Party leaders have publicly cheered the prospect of primary battles, particularly for statewide offices, insisting that such contests -- if conducted in a vigorous but gentlemanly manner -- will attract the attention of the public and the press to their candidates.

But they are also aware that such campaigns can be a mixed blessing.

"Personal attacks almost certainly provoke retaliation and, therefore, escalation," the directive says. "The campaign could descend pretty quickly, and the race wouldn't be worth winning when it was over. The attacks would simply be recycled by the Democrats in the general election."
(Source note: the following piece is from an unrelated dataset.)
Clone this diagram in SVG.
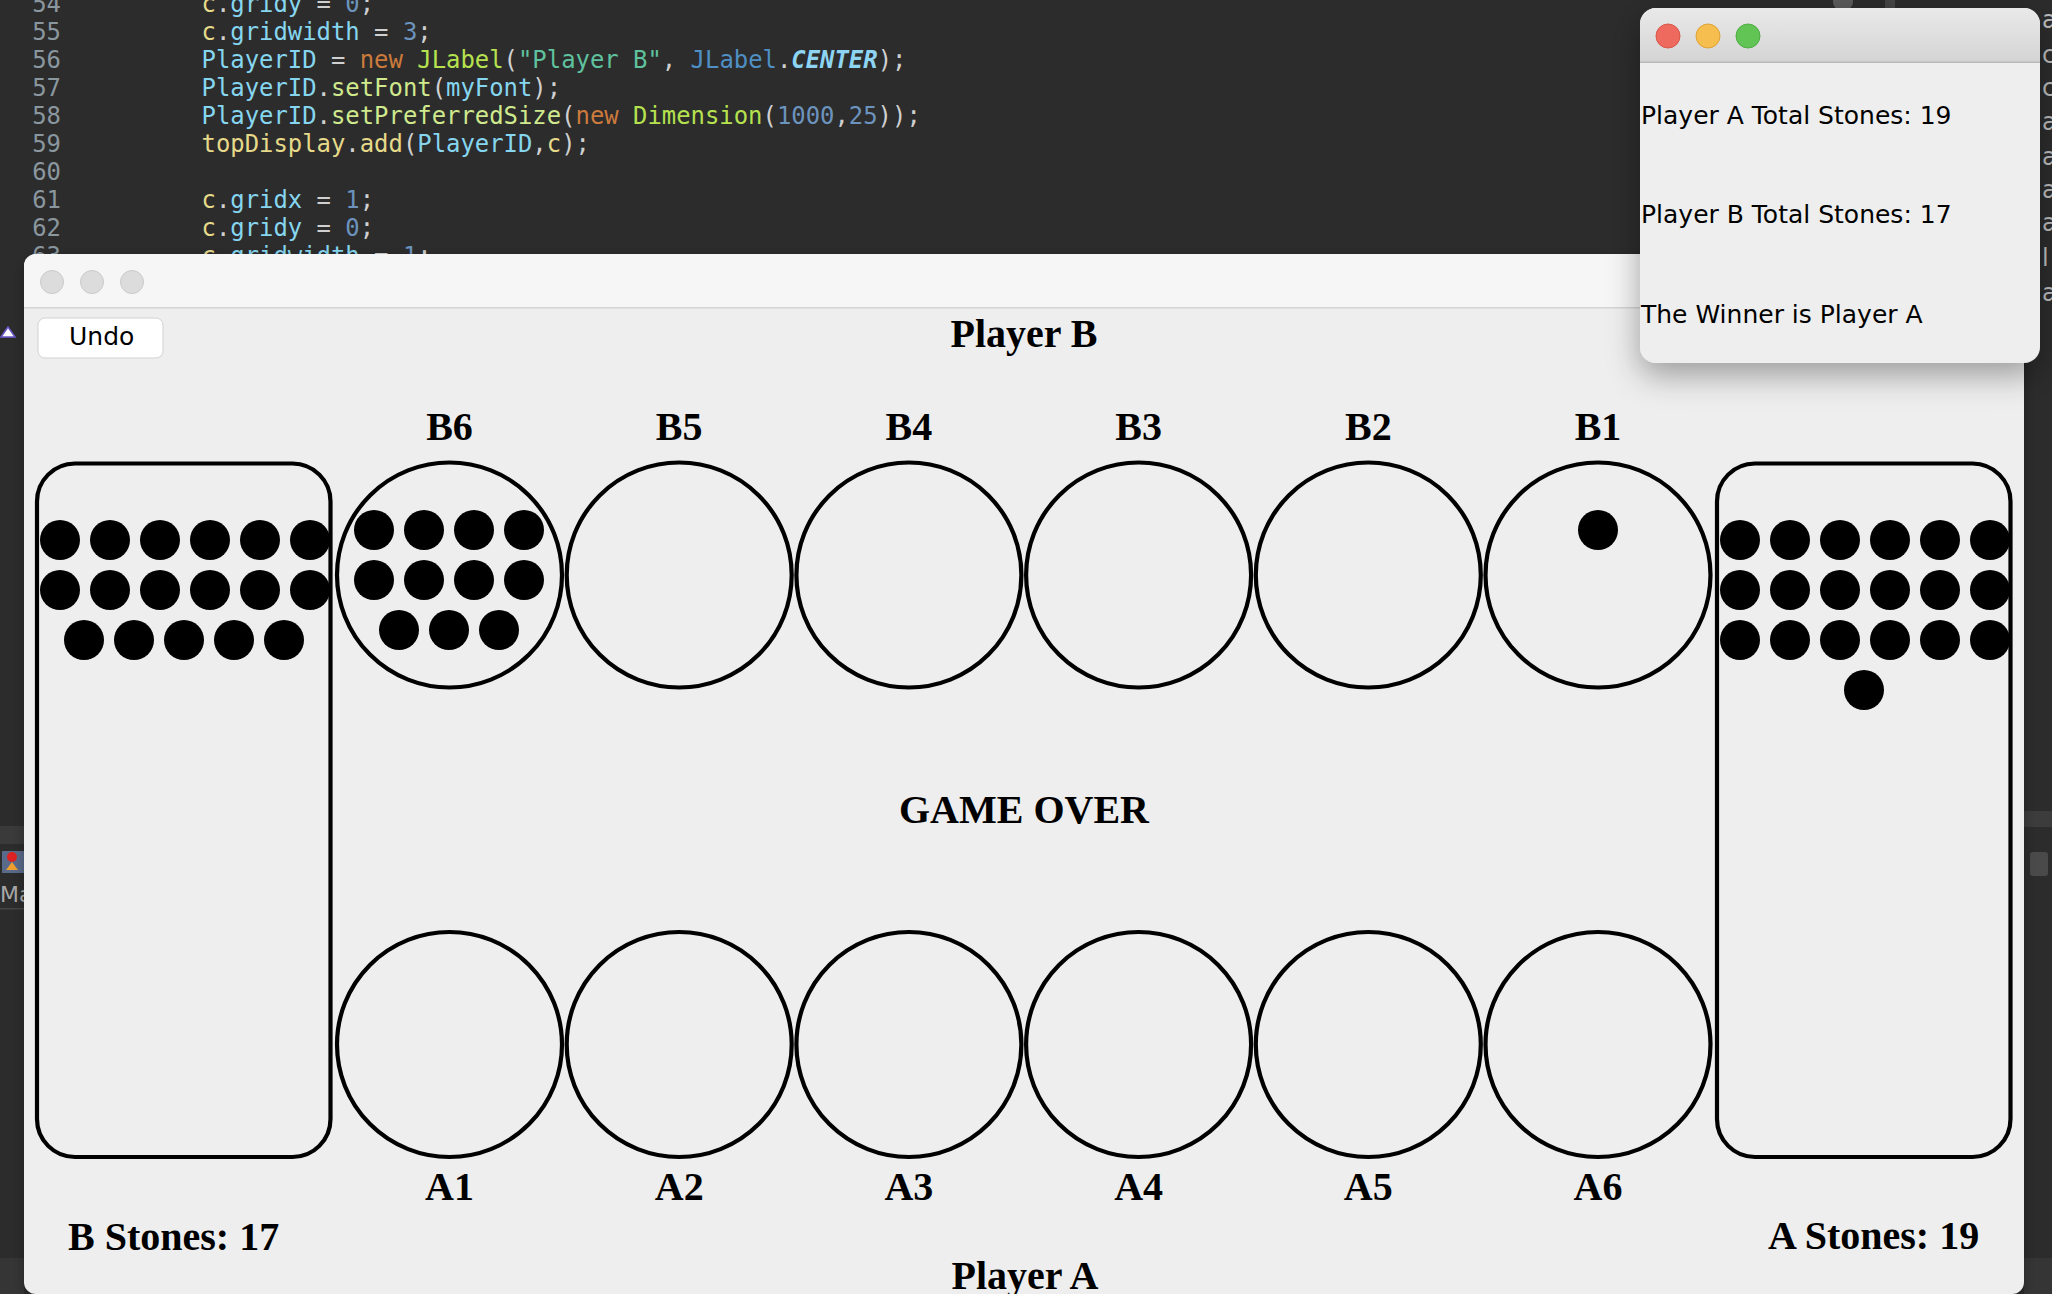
<svg xmlns="http://www.w3.org/2000/svg" width="2052" height="1294" viewBox="0 0 2052 1294">
<style>
.pit{fill:none;stroke:#000;stroke-width:4.2}
.stone{fill:#000}
.lbl{font-family:"Liberation Serif","Times New Roman",serif;font-weight:bold;font-size:40px;fill:#000}
.sys{font-family:"DejaVu Sans","Lucida Grande",sans-serif;font-size:25px;fill:#000}
.code{font-family:"DejaVu Sans Mono","Liberation Mono",monospace;font-size:23.9px;fill:#d0d0d0}
.ln{font-family:"DejaVu Sans Mono","Liberation Mono",monospace;font-size:23.9px;fill:#8a979f;text-anchor:end}
.v{fill:#86d6f0}.y{fill:#e6d98a}.k{fill:#cc7a3c}.cls{fill:#b6e24f}.s{fill:#5fc29e}.st{fill:#4f8fc4}
.n{fill:#6b93bd}.m{fill:#cfe98c}.ce{fill:#8dd5f3;font-weight:bold;font-style:italic}
.side{font-family:"DejaVu Sans",sans-serif;font-size:24px;fill:#bdbdbd}
</style>
<defs>
<linearGradient id="tb" x1="0" y1="0" x2="0" y2="1"><stop offset="0" stop-color="#e9e9e9"/><stop offset="1" stop-color="#d4d4d4"/></linearGradient>
<filter id="sh" x="-20%" y="-20%" width="140%" height="160%"><feDropShadow dx="0" dy="12" stdDeviation="16" flood-color="#000" flood-opacity="0.35"/></filter>
<filter id="sh2" x="-5%" y="-5%" width="110%" height="110%"><feDropShadow dx="0" dy="4" stdDeviation="6" flood-color="#000" flood-opacity="0.3"/></filter>
</defs>

<rect x="0" y="0" width="2052" height="1294" fill="#2c2c2c"/>
<rect x="1833" y="-8" width="20" height="18" rx="8" fill="#5a5a5a"/>
<rect x="1885" y="-4" width="10" height="16" fill="#454545"/>
<g id="code">
<text class="ln" x="61" y="12">54</text>
<text class="code" x="201.5" y="12"><tspan class="y">c</tspan>.<tspan class="v">gridy</tspan> = <tspan class="n">0</tspan>;</text>
<text class="ln" x="61" y="40">55</text>
<text class="code" x="201.5" y="40"><tspan class="y">c</tspan>.<tspan class="v">gridwidth</tspan> = <tspan class="n">3</tspan>;</text>
<text class="ln" x="61" y="68">56</text>
<text class="code" x="201.5" y="68"><tspan class="v">PlayerID</tspan> = <tspan class="k">new</tspan> <tspan class="cls">JLabel</tspan>(<tspan class="s">"Player B"</tspan>, <tspan class="st">JLabel</tspan>.<tspan class="ce">CENTER</tspan>);</text>
<text class="ln" x="61" y="96">57</text>
<text class="code" x="201.5" y="96"><tspan class="v">PlayerID</tspan>.<tspan class="m">setFont</tspan>(<tspan class="v">myFont</tspan>);</text>
<text class="ln" x="61" y="124">58</text>
<text class="code" x="201.5" y="124"><tspan class="v">PlayerID</tspan>.<tspan class="m">setPreferredSize</tspan>(<tspan class="k">new</tspan> <tspan class="cls">Dimension</tspan>(<tspan class="n">1000</tspan>,<tspan class="n">25</tspan>));</text>
<text class="ln" x="61" y="152">59</text>
<text class="code" x="201.5" y="152"><tspan class="y">topDisplay</tspan>.<tspan class="y">add</tspan>(<tspan class="v">PlayerID</tspan>,<tspan class="y">c</tspan>);</text>
<text class="ln" x="61" y="180">60</text>
<text class="ln" x="61" y="208">61</text>
<text class="code" x="201.5" y="208"><tspan class="y">c</tspan>.<tspan class="v">gridx</tspan> = <tspan class="n">1</tspan>;</text>
<text class="ln" x="61" y="236">62</text>
<text class="code" x="201.5" y="236"><tspan class="y">c</tspan>.<tspan class="v">gridy</tspan> = <tspan class="n">0</tspan>;</text>
<text class="ln" x="61" y="264">63</text>
<text class="code" x="201.5" y="264"><tspan class="y">c</tspan>.<tspan class="v">gridwidth</tspan> = <tspan class="n">1</tspan>;</text>
</g>
<g id="side-left">
<polygon points="1,337 8,327 15,337" fill="#fff" stroke="#6a5acd" stroke-width="1.5"/>
<rect x="0" y="826" width="24" height="18" fill="#3a3a3a"/>
<rect x="2" y="851" width="22" height="22" fill="#5a6a8a"/>
<circle cx="12" cy="857" r="5" fill="#d22"/>
<polygon points="6,870 12,862 18,870" fill="#f0a030"/>
<text x="0" y="902" font-family="DejaVu Sans,sans-serif" font-size="22" fill="#a8a8a8">Ma</text>
<rect x="0" y="908" width="24" height="1.5" fill="#444"/>
<rect x="0" y="1258" width="24" height="36" fill="#353535"/>
</g>
<g id="side-right">
<text class="side" x="2042" y="28">ay</text>
<text class="side" x="2042" y="63">c</text>
<text class="side" x="2042" y="96">c</text>
<text class="side" x="2042" y="130">ay</text>
<text class="side" x="2042" y="165">ay</text>
<text class="side" x="2042" y="198">ar</text>
<text class="side" x="2042" y="231">ay</text>
<text class="side" x="2042" y="266">l</text>
<text class="side" x="2042" y="301">at</text>
<rect x="2024" y="811" width="28" height="16" fill="#3c3c3c"/>
<rect x="2030" y="852" width="18" height="24" rx="3" fill="#4a4a4a"/>
<rect x="2024" y="1258" width="28" height="36" fill="#353535"/>
</g>

<g id="main-window">
<rect x="24" y="254" width="2000" height="1040" rx="12" fill="#eeeeee" filter="url(#sh2)"/>
<path d="M24,308 V266 a12,12 0 0 1 12,-12 H2012 a12,12 0 0 1 12,12 V308 Z" fill="#f6f6f6"/>
<rect x="24" y="307" width="2000" height="1.5" fill="#d4d4d4"/>
<circle cx="52" cy="282" r="11.5" fill="#dcdcdc" stroke="#cacaca" stroke-width="1"/>
<circle cx="92" cy="282" r="11.5" fill="#dcdcdc" stroke="#cacaca" stroke-width="1"/>
<circle cx="132" cy="282" r="11.5" fill="#dcdcdc" stroke="#cacaca" stroke-width="1"/>
</g>
<g id="undo-button">
<rect x="38" y="318" width="125" height="40" rx="7" fill="#ffffff" stroke="#d2d2d2" stroke-width="1"/>
<text class="sys" x="69" y="345">Undo</text>
</g>
<text id="player-b" class="lbl" x="1024" y="347" text-anchor="middle">Player B</text>

<g id="store-b">
<rect class="pit" x="37" y="463.5" width="293.5" height="693.5" rx="38"/>
<g class="stone">
<circle cx="60" cy="540" r="20"/><circle cx="110" cy="540" r="20"/><circle cx="160" cy="540" r="20"/><circle cx="210" cy="540" r="20"/><circle cx="260" cy="540" r="20"/><circle cx="310" cy="540" r="20"/>
<circle cx="60" cy="590" r="20"/><circle cx="110" cy="590" r="20"/><circle cx="160" cy="590" r="20"/><circle cx="210" cy="590" r="20"/><circle cx="260" cy="590" r="20"/><circle cx="310" cy="590" r="20"/>
<circle cx="84" cy="640" r="20"/><circle cx="134" cy="640" r="20"/><circle cx="184" cy="640" r="20"/><circle cx="234" cy="640" r="20"/><circle cx="284" cy="640" r="20"/>
</g>
</g>
<g id="store-a">
<rect class="pit" x="1717" y="463.5" width="293.5" height="693.5" rx="38"/>
<g class="stone">
<circle cx="1740" cy="540" r="20"/><circle cx="1790" cy="540" r="20"/><circle cx="1840" cy="540" r="20"/><circle cx="1890" cy="540" r="20"/><circle cx="1940" cy="540" r="20"/><circle cx="1990" cy="540" r="20"/>
<circle cx="1740" cy="590" r="20"/><circle cx="1790" cy="590" r="20"/><circle cx="1840" cy="590" r="20"/><circle cx="1890" cy="590" r="20"/><circle cx="1940" cy="590" r="20"/><circle cx="1990" cy="590" r="20"/>
<circle cx="1740" cy="640" r="20"/><circle cx="1790" cy="640" r="20"/><circle cx="1840" cy="640" r="20"/><circle cx="1890" cy="640" r="20"/><circle cx="1940" cy="640" r="20"/><circle cx="1990" cy="640" r="20"/>
<circle cx="1864" cy="690" r="20"/>
</g>
</g>

<g id="pit-B6">
<text class="lbl" x="449.5" y="440" text-anchor="middle">B6</text>
<circle class="pit" cx="449.5" cy="575" r="112.5"/>
<g class="stone">
<circle cx="374" cy="530" r="20"/><circle cx="424" cy="530" r="20"/><circle cx="474" cy="530" r="20"/><circle cx="524" cy="530" r="20"/>
<circle cx="374" cy="580" r="20"/><circle cx="424" cy="580" r="20"/><circle cx="474" cy="580" r="20"/><circle cx="524" cy="580" r="20"/>
<circle cx="399" cy="630" r="20"/><circle cx="449" cy="630" r="20"/><circle cx="499" cy="630" r="20"/>
</g>
</g>
<g id="pit-B5"><text class="lbl" x="679.2" y="440" text-anchor="middle">B5</text><circle class="pit" cx="679.2" cy="575" r="112.5"/></g>
<g id="pit-B4"><text class="lbl" x="908.9" y="440" text-anchor="middle">B4</text><circle class="pit" cx="908.9" cy="575" r="112.5"/></g>
<g id="pit-B3"><text class="lbl" x="1138.6" y="440" text-anchor="middle">B3</text><circle class="pit" cx="1138.6" cy="575" r="112.5"/></g>
<g id="pit-B2"><text class="lbl" x="1368.3" y="440" text-anchor="middle">B2</text><circle class="pit" cx="1368.3" cy="575" r="112.5"/></g>
<g id="pit-B1"><text class="lbl" x="1598" y="440" text-anchor="middle">B1</text><circle class="pit" cx="1598" cy="575" r="112.5"/><circle class="stone" cx="1598" cy="530" r="20"/></g>

<text id="game-over" class="lbl" x="1024" y="823" text-anchor="middle">GAME OVER</text>

<g id="pit-A1"><circle class="pit" cx="449.5" cy="1044.5" r="112.5"/><text class="lbl" x="449.5" y="1200" text-anchor="middle">A1</text></g>
<g id="pit-A2"><circle class="pit" cx="679.2" cy="1044.5" r="112.5"/><text class="lbl" x="679.2" y="1200" text-anchor="middle">A2</text></g>
<g id="pit-A3"><circle class="pit" cx="908.9" cy="1044.5" r="112.5"/><text class="lbl" x="908.9" y="1200" text-anchor="middle">A3</text></g>
<g id="pit-A4"><circle class="pit" cx="1138.6" cy="1044.5" r="112.5"/><text class="lbl" x="1138.6" y="1200" text-anchor="middle">A4</text></g>
<g id="pit-A5"><circle class="pit" cx="1368.3" cy="1044.5" r="112.5"/><text class="lbl" x="1368.3" y="1200" text-anchor="middle">A5</text></g>
<g id="pit-A6"><circle class="pit" cx="1598" cy="1044.5" r="112.5"/><text class="lbl" x="1598" y="1200" text-anchor="middle">A6</text></g>

<text id="b-stones" class="lbl" x="68" y="1250">B Stones: 17</text>
<text id="a-stones" class="lbl" x="1768" y="1249">A Stones: 19</text>
<text id="player-a" class="lbl" x="1025" y="1289" text-anchor="middle">Player A</text>

<g id="result-popup">
<rect x="1640" y="8" width="400" height="355" rx="16" fill="#eeeeee" filter="url(#sh)"/>
<path d="M1640,62 V24 a16,16 0 0 1 16,-16 H2024 a16,16 0 0 1 16,16 V62 Z" fill="url(#tb)"/>
<rect x="1640" y="61.5" width="400" height="1.5" fill="#b9b9b9"/>
<circle cx="1668" cy="36" r="12" fill="#ee6a5f" stroke="#d8554b" stroke-width="1"/>
<circle cx="1708" cy="36" r="12" fill="#f5be4f" stroke="#dea23a" stroke-width="1"/>
<circle cx="1748" cy="36" r="12" fill="#61c454" stroke="#4ead41" stroke-width="1"/>
<text class="sys" x="1641" y="124">Player A Total Stones: 19</text>
<text class="sys" x="1641" y="223">Player B Total Stones: 17</text>
<text class="sys" x="1641" y="323">The Winner is Player A</text>
</g>
</svg>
The party leaders also warned in the directive that personal attacks during the primary season could make it difficult, if not impossible, for winning candidates to gain the support of their opponents' volunteers and financial backers for the general election campaign.

"We really have to keep people focused on the end, which is to be successful in November," Ms. Terhes said. "If you play dirty in September, it comes back to haunt you in November."

Ms. Terhes said the directive is essentially an elaboration on what has come to be known as Ronald Reagan's 11th Commandment, that is, never speak ill of other Republicans.

But she said the guidelines set forth by the party are not meant to stifle legitimate, even heated, debate among candidates. "As long as it's not name-calling and mudslinging," she said.

Ms. Terhes said it was not out of line for rival gubernatorial hopefuls to try to exploit Rep. Helen Delich Bentley's ties to the incumbent Democratic governor, William Donald Schaefer, whose popularity has plunged in his second and final term.

"That's a fact" and thus fair game, Ms. Terhes said of the Schaefer-Bentley relationship. "It's the personal, the vindictive, the finger-pointing" that the party hopes to curtail, she said.